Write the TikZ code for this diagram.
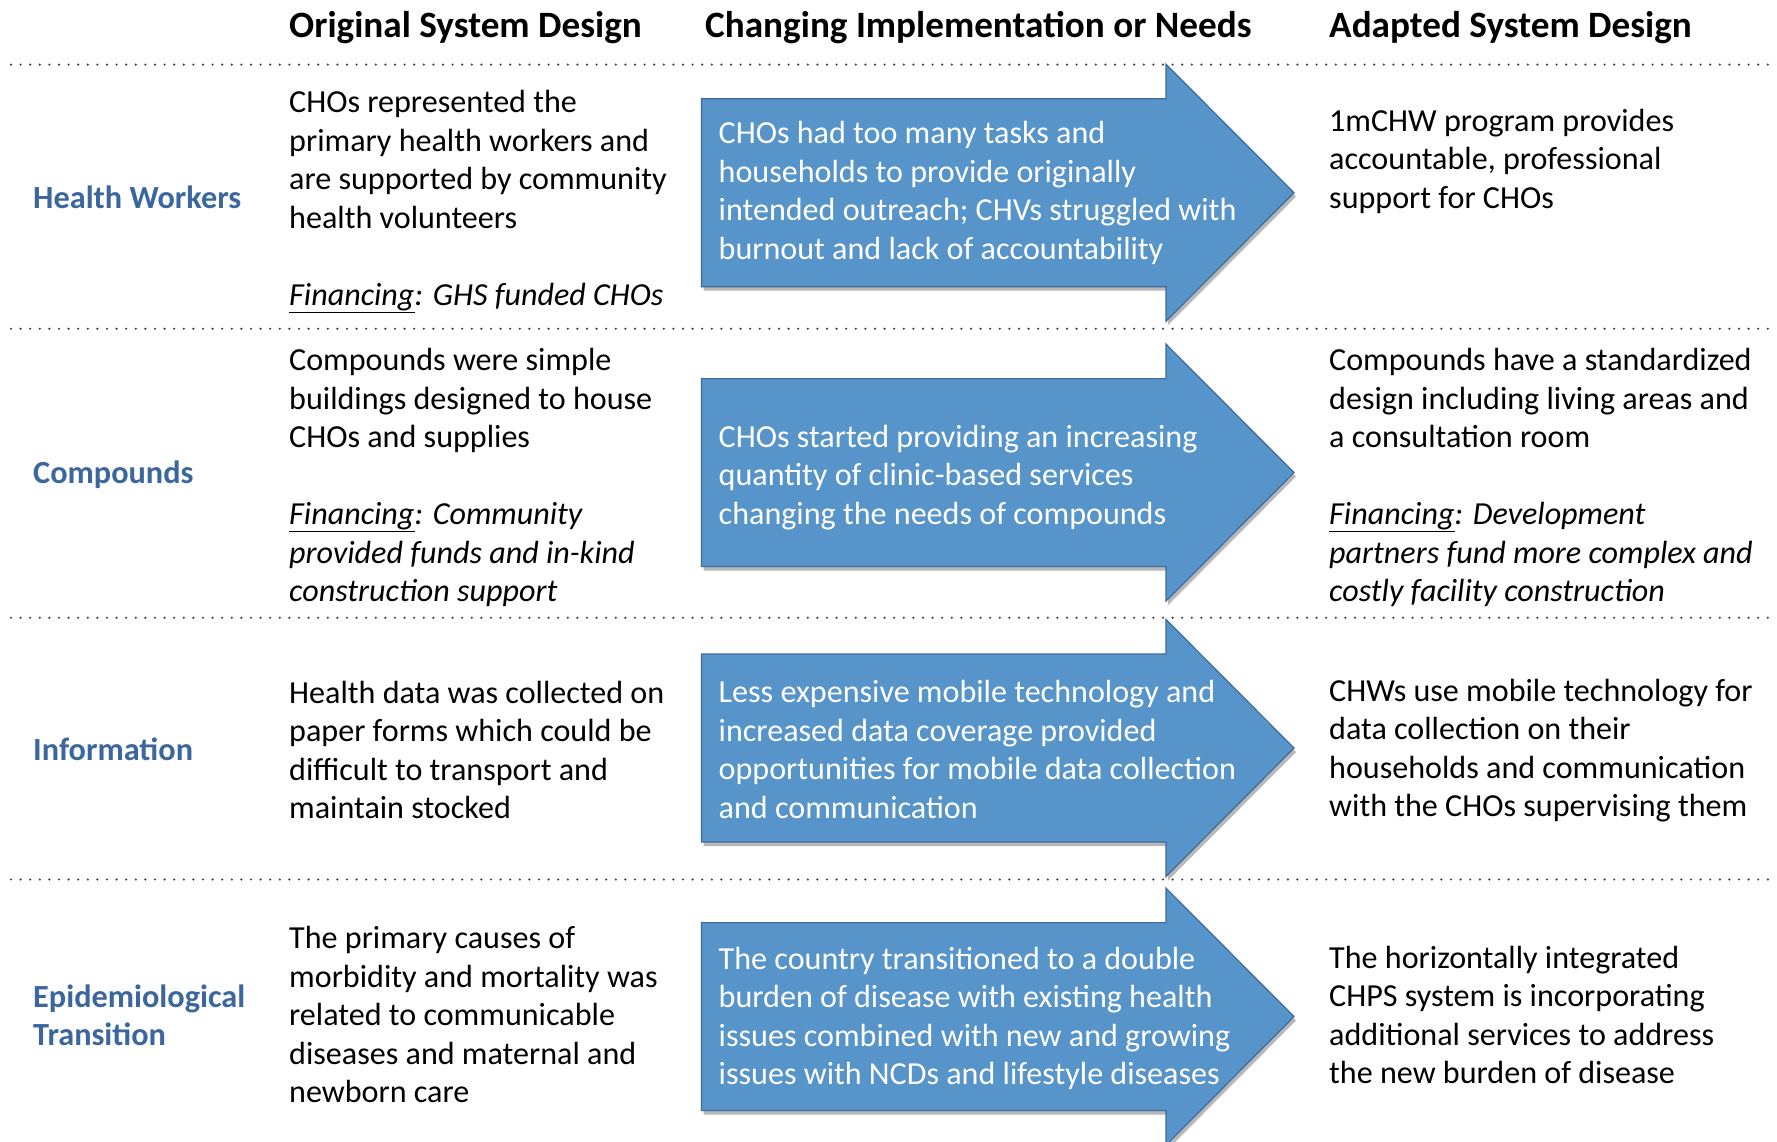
\documentclass[tikz,border=0pt]{standalone}
\usepackage{fontspec}
\setmainfont{Carlito}
\usepackage{xcolor}
\usepackage{tikz}
\usetikzlibrary{positioning,calc}

\definecolor{arrowblue}{RGB}{86,148,201}
\definecolor{arrowline}{RGB}{62,106,154}
\definecolor{labelblue}{RGB}{60,103,158}

\begin{document}
\begin{tikzpicture}[x=1pt,y=-1pt,
    headtext/.style={anchor=west,inner sep=0pt,font=\fontsize{37.2}{42}\selectfont\bfseries},
    rowlabel/.style={anchor=west,inner sep=0pt,align=left,text=labelblue,font=\fontsize{32.3}{38.5}\selectfont\bfseries},
    celltext/.style={anchor=west,inner sep=0pt,align=left,font=\fontsize{32.1}{38.5}\selectfont},
    arrowtext/.style={celltext,text=white},
    dotline/.style={line width=2.4pt,dash pattern=on 0pt off 9.6pt,line cap=round,black!75}]
    \clip (0,0) rectangle (1777,1141);
    \fill[white] (0,0) rectangle (1777,1141);
    % row separators
    \foreach \y in {64.6,328.7,617.7,879.5}
        \draw[dotline] (11,\y) -- (1777,\y);
    % block arrows
    \foreach \c in {192.7,472.6,748,1016.6} {
        \fill[black,opacity=0.28,xshift=2pt,yshift=-4pt] (701.5,\c-94) -- (1166,\c-94) -- (1166,\c-128.5) -- (1294,\c) -- (1166,\c+128.5) -- (1166,\c+94) -- (701.5,\c+94) -- cycle;
        \filldraw[fill=arrowblue,draw=arrowline,line width=1.2pt] (701.5,\c-94) -- (1166,\c-94) -- (1166,\c-128.5) -- (1294,\c) -- (1166,\c+128.5) -- (1166,\c+94) -- (701.5,\c+94) -- cycle;
    }
    % column headers
    \node[headtext] (hdorig) at (289,27.5) {Original System Design};
    \node[headtext] (hdchange) at (705,27.5) {Changing Implementation or Needs};
    \node[headtext] (hdadapt) at (1329,27.5) {Adapted System Design};
    % row labels
    \node[rowlabel] (lblworkers) at (33,197.5) {Health Workers};
    \node[rowlabel] (lblcompounds) at (33,474.5) {Compounds};
    \node[rowlabel] (lblinfo) at (33,749.5) {Information};
    \node[rowlabel] (lblepi) at (33,1015.5) {Epidemiological\\Transition};
    % original design
    \node[celltext] (origworkers) at (289,201.5) {CHOs represented the\\primary health workers and\\are supported by community\\health volunteers\\[38.5pt]\textit{\underline{Financing}: GHS funded CHOs}};
    \node[celltext] (origcompounds) at (289,477.5) {Compounds were simple\\buildings designed to house\\CHOs and supplies\\[38.5pt]\textit{\underline{Financing}: Community}\\\textit{provided funds and in-kind}\\\textit{construction support}};
    \node[celltext] (originfo) at (289,750) {Health data was collected on\\paper forms which could be\\difficult to transport and\\maintain stocked};
    \node[celltext] (origepi) at (289,1014.8) {The primary causes of\\morbidity and mortality was\\related to communicable\\diseases and maternal and\\newborn care};
    % changes
    \node[arrowtext] (chgworkers) at (718.5,192.8) {CHOs had too many tasks and\\households to provide originally\\intended outreach; CHVs struggled with\\burnout and lack of accountability};
    \node[arrowtext] (chgcompounds) at (718.5,477.3) {CHOs started providing an increasing\\quantity of clinic-based services\\changing the needs of compounds};
    \node[arrowtext] (chginfo) at (718.5,749.5) {Less expensive mobile technology and\\increased data coverage provided\\opportunities for mobile data collection\\and communication};
    \node[arrowtext] (chgepi) at (718.5,1018.4) {The country transitioned to a double\\burden of disease with existing health\\issues combined with new and growing\\issues with NCDs and lifestyle diseases};
    % adapted design
    \node[celltext] (adpworkers) at (1329,161.2) {1mCHW program provides\\accountable, professional\\support for CHOs};
    \node[celltext] (adpcompounds) at (1329,477.5) {Compounds have a standardized\\design including living areas and\\a consultation room\\[38.5pt]\textit{\underline{Financing}: Development}\\\textit{partners fund more complex and}\\\textit{costly facility construction}};
    \node[celltext] (adpinfo) at (1329,750.5) {CHWs use mobile technology for\\data collection on their\\households and communication\\with the CHOs supervising them};
    \node[celltext] (adpepi) at (1329,1015) {The horizontally integrated\\CHPS system is incorporating\\additional services to address\\the new burden of disease};
\end{tikzpicture}
\end{document}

════════════════

### Task directions
Transcribe the full listing above exactly, with the images removed.

### Output for this exercise
Write the TikZ code for this diagram.
\documentclass[tikz,border=0pt]{standalone}
\usepackage{fontspec}
\setmainfont{Carlito}
\usepackage{xcolor}
\usepackage{tikz}
\usetikzlibrary{positioning,calc}

\definecolor{arrowblue}{RGB}{86,148,201}
\definecolor{arrowline}{RGB}{62,106,154}
\definecolor{labelblue}{RGB}{60,103,158}

\begin{document}
\begin{tikzpicture}[x=1pt,y=-1pt,
    headtext/.style={anchor=west,inner sep=0pt,font=\fontsize{37.2}{42}\selectfont\bfseries},
    rowlabel/.style={anchor=west,inner sep=0pt,align=left,text=labelblue,font=\fontsize{32.3}{38.5}\selectfont\bfseries},
    celltext/.style={anchor=west,inner sep=0pt,align=left,font=\fontsize{32.1}{38.5}\selectfont},
    arrowtext/.style={celltext,text=white},
    dotline/.style={line width=2.4pt,dash pattern=on 0pt off 9.6pt,line cap=round,black!75}]
    \clip (0,0) rectangle (1777,1141);
    \fill[white] (0,0) rectangle (1777,1141);
    % row separators
    \foreach \y in {64.6,328.7,617.7,879.5}
        \draw[dotline] (11,\y) -- (1777,\y);
    % block arrows
    \foreach \c in {192.7,472.6,748,1016.6} {
        \fill[black,opacity=0.28,xshift=2pt,yshift=-4pt] (701.5,\c-94) -- (1166,\c-94) -- (1166,\c-128.5) -- (1294,\c) -- (1166,\c+128.5) -- (1166,\c+94) -- (701.5,\c+94) -- cycle;
        \filldraw[fill=arrowblue,draw=arrowline,line width=1.2pt] (701.5,\c-94) -- (1166,\c-94) -- (1166,\c-128.5) -- (1294,\c) -- (1166,\c+128.5) -- (1166,\c+94) -- (701.5,\c+94) -- cycle;
    }
    % column headers
    \node[headtext] (hdorig) at (289,27.5) {Original System Design};
    \node[headtext] (hdchange) at (705,27.5) {Changing Implementation or Needs};
    \node[headtext] (hdadapt) at (1329,27.5) {Adapted System Design};
    % row labels
    \node[rowlabel] (lblworkers) at (33,197.5) {Health Workers};
    \node[rowlabel] (lblcompounds) at (33,474.5) {Compounds};
    \node[rowlabel] (lblinfo) at (33,749.5) {Information};
    \node[rowlabel] (lblepi) at (33,1015.5) {Epidemiological\\Transition};
    % original design
    \node[celltext] (origworkers) at (289,201.5) {CHOs represented the\\primary health workers and\\are supported by community\\health volunteers\\[38.5pt]\textit{\underline{Financing}: GHS funded CHOs}};
    \node[celltext] (origcompounds) at (289,477.5) {Compounds were simple\\buildings designed to house\\CHOs and supplies\\[38.5pt]\textit{\underline{Financing}: Community}\\\textit{provided funds and in-kind}\\\textit{construction support}};
    \node[celltext] (originfo) at (289,750) {Health data was collected on\\paper forms which could be\\difficult to transport and\\maintain stocked};
    \node[celltext] (origepi) at (289,1014.8) {The primary causes of\\morbidity and mortality was\\related to communicable\\diseases and maternal and\\newborn care};
    % changes
    \node[arrowtext] (chgworkers) at (718.5,192.8) {CHOs had too many tasks and\\households to provide originally\\intended outreach; CHVs struggled with\\burnout and lack of accountability};
    \node[arrowtext] (chgcompounds) at (718.5,477.3) {CHOs started providing an increasing\\quantity of clinic-based services\\changing the needs of compounds};
    \node[arrowtext] (chginfo) at (718.5,749.5) {Less expensive mobile technology and\\increased data coverage provided\\opportunities for mobile data collection\\and communication};
    \node[arrowtext] (chgepi) at (718.5,1018.4) {The country transitioned to a double\\burden of disease with existing health\\issues combined with new and growing\\issues with NCDs and lifestyle diseases};
    % adapted design
    \node[celltext] (adpworkers) at (1329,161.2) {1mCHW program provides\\accountable, professional\\support for CHOs};
    \node[celltext] (adpcompounds) at (1329,477.5) {Compounds have a standardized\\design including living areas and\\a consultation room\\[38.5pt]\textit{\underline{Financing}: Development}\\\textit{partners fund more complex and}\\\textit{costly facility construction}};
    \node[celltext] (adpinfo) at (1329,750.5) {CHWs use mobile technology for\\data collection on their\\households and communication\\with the CHOs supervising them};
    \node[celltext] (adpepi) at (1329,1015) {The horizontally integrated\\CHPS system is incorporating\\additional services to address\\the new burden of disease};
\end{tikzpicture}
\end{document}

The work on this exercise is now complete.